• _Exercise requirements_: Beginning with the first line, set down every line through the one containing "limit_y = [0.0, 1.0]", exactly as it appears, but not the pictures.

• _Recorded data_:
____
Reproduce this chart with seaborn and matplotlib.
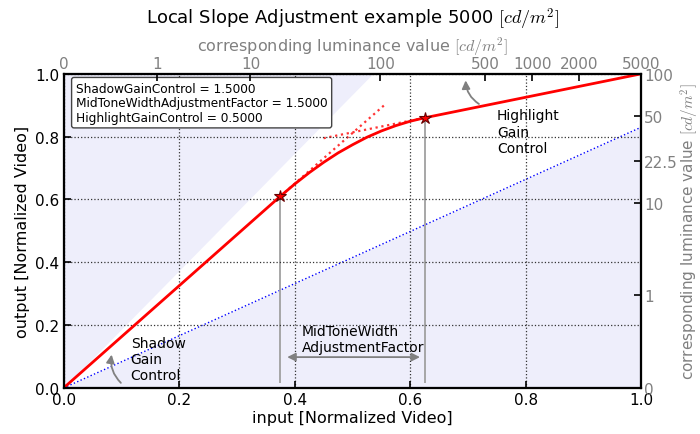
import numpy as np
import matplotlib
matplotlib.use("Agg")
import matplotlib.pyplot as plt
import seaborn as sns

# ------------------------------------------------------
# data
# ------------------------------------------------------
# red tone curve: linear shadow part, smooth mid-tone, linear highlight part
curve_x = [0.0, 0.375, 0.400, 0.425, 0.450, 0.475, 0.500, 0.525, 0.550, 0.575, 0.600, 0.625, 1.0]
curve_y = [0.0, 0.610, 0.649, 0.685, 0.718, 0.748, 0.774, 0.798, 0.818, 0.835, 0.849, 0.860, 1.0]

# knee points (stars)
knee_x = [0.375, 0.625]
knee_y = [0.610, 0.860]

# dotted tangent extensions
shadow_tan_x = [0.375, 0.555]
shadow_tan_y = [0.610, 0.900]
high_tan_x = [0.450, 0.625]
high_tan_y = [0.795, 0.860]

# blue reference line and upper limit line
ref_x = [0.0, 1.0]
ref_y = [0.0, 0.83]
limit_x = [0.0, 0.535]
limit_y = [0.0, 1.0]

# secondary axes tick labels (luminance in cd/m^2)
top_lum = [0, 1, 10, 100, 500, 1000, 2000, 5000]
right_lum = [0, 1, 10, 22.5, 50, 100]

params_text = ("ShadowGainControl = 1.5000\n"
               "MidToneWidthAdjustmentFactor = 1.5000\n"
               "HighlightGainControl = 0.5000")


def pq(L):
    # SMPTE ST 2084 inverse EOTF, used to place the luminance ticks
    m1 = 2610 / 16384
    m2 = 2523 / 4096 * 128
    c1 = 3424 / 4096
    c2 = 2413 / 4096 * 32
    c3 = 2392 / 4096 * 32
    y = (np.asarray(L, dtype=float) / 10000.0) ** m1
    return ((c1 + c2 * y) / (1 + c3 * y)) ** m2


sns.set_theme(style="white", rc={
    "axes.edgecolor": "black",
    "axes.linewidth": 1.5,
    "axes.labelcolor": "black",
    "text.color": "black",
    "xtick.direction": "in",
    "ytick.direction": "in",
    "xtick.major.size": 5,
    "ytick.major.size": 5,
    "xtick.major.width": 1.2,
    "ytick.major.width": 1.2,
    "xtick.color": "black",
    "ytick.color": "black",
    "font.size": 11,
    "xtick.labelsize": 11,
    "ytick.labelsize": 11,
    "axes.labelsize": 11.5,
    "mathtext.fontset": "cm",
})
plt.rcParams["font.family"] = ["DejaVu Sans"]

GRAY = "#808080"
FILL = "#eeeefb"

fig = plt.figure(figsize=(7, 4.35), dpi=100)
ax = fig.add_axes([0.091, 0.106, 0.825, 0.722])

# shaded regions
ax.fill_between(limit_x, limit_y, 1.0, color=FILL, lw=0, zorder=0)
ax.fill_between(ref_x, 0.0, ref_y, color=FILL, lw=0, zorder=0)

ax.grid(True, ls=":", color="#333333", lw=0.9)
ax.set_axisbelow(False)

sns.lineplot(x=ref_x, y=ref_y, color="blue", lw=1.0, ls=":", ax=ax,
             estimator=None, sort=False, zorder=2)
sns.lineplot(x=shadow_tan_x, y=shadow_tan_y, color="red", lw=1.6, ls=":", ax=ax,
             estimator=None, sort=False, zorder=2, alpha=0.8)
sns.lineplot(x=high_tan_x, y=high_tan_y, color="red", lw=1.6, ls=":", ax=ax,
             estimator=None, sort=False, zorder=2, alpha=0.8)
sns.lineplot(x=curve_x, y=curve_y, color="red", lw=2.0, ax=ax,
             estimator=None, sort=False, zorder=3)

# vertical markers at the knees
ax.vlines(knee_x, 0.015, knee_y, color="#a0a0a0", lw=1.3, zorder=2)
ax.plot(knee_x, knee_y, ls="none", marker="*", ms=9, mfc="red", mec="#660000",
        mew=0.8, zorder=4)

# annotations
arrow_kw = dict(arrowstyle="-|>", color=GRAY, lw=1.3, mutation_scale=12,
                shrinkA=0, shrinkB=0)
ax.annotate("", xy=(0.083, 0.106), xytext=(0.099, 0.016),
            arrowprops=dict(connectionstyle="arc3,rad=-0.25", **arrow_kw))
ax.text(0.116, 0.165, "Shadow\nGain\nControl", fontsize=10, va="top", ha="left")

ax.annotate("", xy=(0.696, 0.979), xytext=(0.719, 0.904),
            arrowprops=dict(connectionstyle="arc3,rad=-0.25", **arrow_kw))
ax.text(0.75, 0.89, "Highlight\nGain\nControl", fontsize=10, va="top", ha="left")

ax.annotate("", xy=(0.387, 0.098), xytext=(0.617, 0.098),
            arrowprops=dict(arrowstyle="<|-|>", color=GRAY, lw=1.3,
                            mutation_scale=12, shrinkA=0, shrinkB=0))
ax.text(0.412, 0.108, "MidToneWidth\nAdjustmentFactor", fontsize=10,
        va="bottom", ha="left")

ax.text(0.021, 0.975, params_text, transform=ax.transAxes, fontsize=8.7,
        va="top", ha="left", linespacing=1.15,
        bbox=dict(boxstyle="round,pad=0.35,rounding_size=0.2", fc="white",
                  ec="#444444", lw=1.0), zorder=5)

ax.set_xlim(0, 1)
ax.set_ylim(0, 1)
ax.set_xticks(np.arange(0, 1.01, 0.2))
ax.set_yticks(np.arange(0, 1.01, 0.2))
ax.set_xticklabels([f"{v:.1f}" for v in np.arange(0, 1.01, 0.2)])
ax.set_yticklabels([f"{v:.1f}" for v in np.arange(0, 1.01, 0.2)])
ax.tick_params(top=False, right=False, pad=3)
ax.set_xlabel("input [Normalized Video]", labelpad=2)
ax.set_ylabel("output [Normalized Video]", labelpad=4)

# top luminance axis
ax_top = ax.twiny()
ax_top.set_xlim(0, 1)
ax_top.set_xticks(pq(top_lum) / pq(5000))
ax_top.set_xticklabels([str(v) for v in top_lum])
ax_top.tick_params(axis="x", direction="in", labelcolor=GRAY, color="black", pad=2)
ax_top.set_xlabel(r"corresponding luminance value $[cd/m^2]$", color=GRAY, labelpad=4)
ax_top.grid(False)

# right luminance axis
ax_right = ax.twinx()
ax_right.set_ylim(0, 1)
ax_right.set_yticks(pq(right_lum) / pq(100))
ax_right.set_yticklabels([f"{v:g}" for v in right_lum])
ax_right.tick_params(axis="y", direction="in", labelcolor=GRAY, color="black", pad=2)
ax_right.set_ylabel(r"corresponding luminance value $[cd/m^2]$", color=GRAY,
                    labelpad=1, fontsize=11)
ax_right.grid(False)

fig.text(0.5035, 0.955, r"Local Slope Adjustment example 5000 $[cd/m^2]$",
         ha="center", va="center", fontsize=13)

fig.savefig("out.png", dpi=100)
____
• _The completed task_:
Reproduce this chart with seaborn and matplotlib.
import numpy as np
import matplotlib
matplotlib.use("Agg")
import matplotlib.pyplot as plt
import seaborn as sns

# ------------------------------------------------------
# data
# ------------------------------------------------------
# red tone curve: linear shadow part, smooth mid-tone, linear highlight part
curve_x = [0.0, 0.375, 0.400, 0.425, 0.450, 0.475, 0.500, 0.525, 0.550, 0.575, 0.600, 0.625, 1.0]
curve_y = [0.0, 0.610, 0.649, 0.685, 0.718, 0.748, 0.774, 0.798, 0.818, 0.835, 0.849, 0.860, 1.0]

# knee points (stars)
knee_x = [0.375, 0.625]
knee_y = [0.610, 0.860]

# dotted tangent extensions
shadow_tan_x = [0.375, 0.555]
shadow_tan_y = [0.610, 0.900]
high_tan_x = [0.450, 0.625]
high_tan_y = [0.795, 0.860]

# blue reference line and upper limit line
ref_x = [0.0, 1.0]
ref_y = [0.0, 0.83]
limit_x = [0.0, 0.535]
limit_y = [0.0, 1.0]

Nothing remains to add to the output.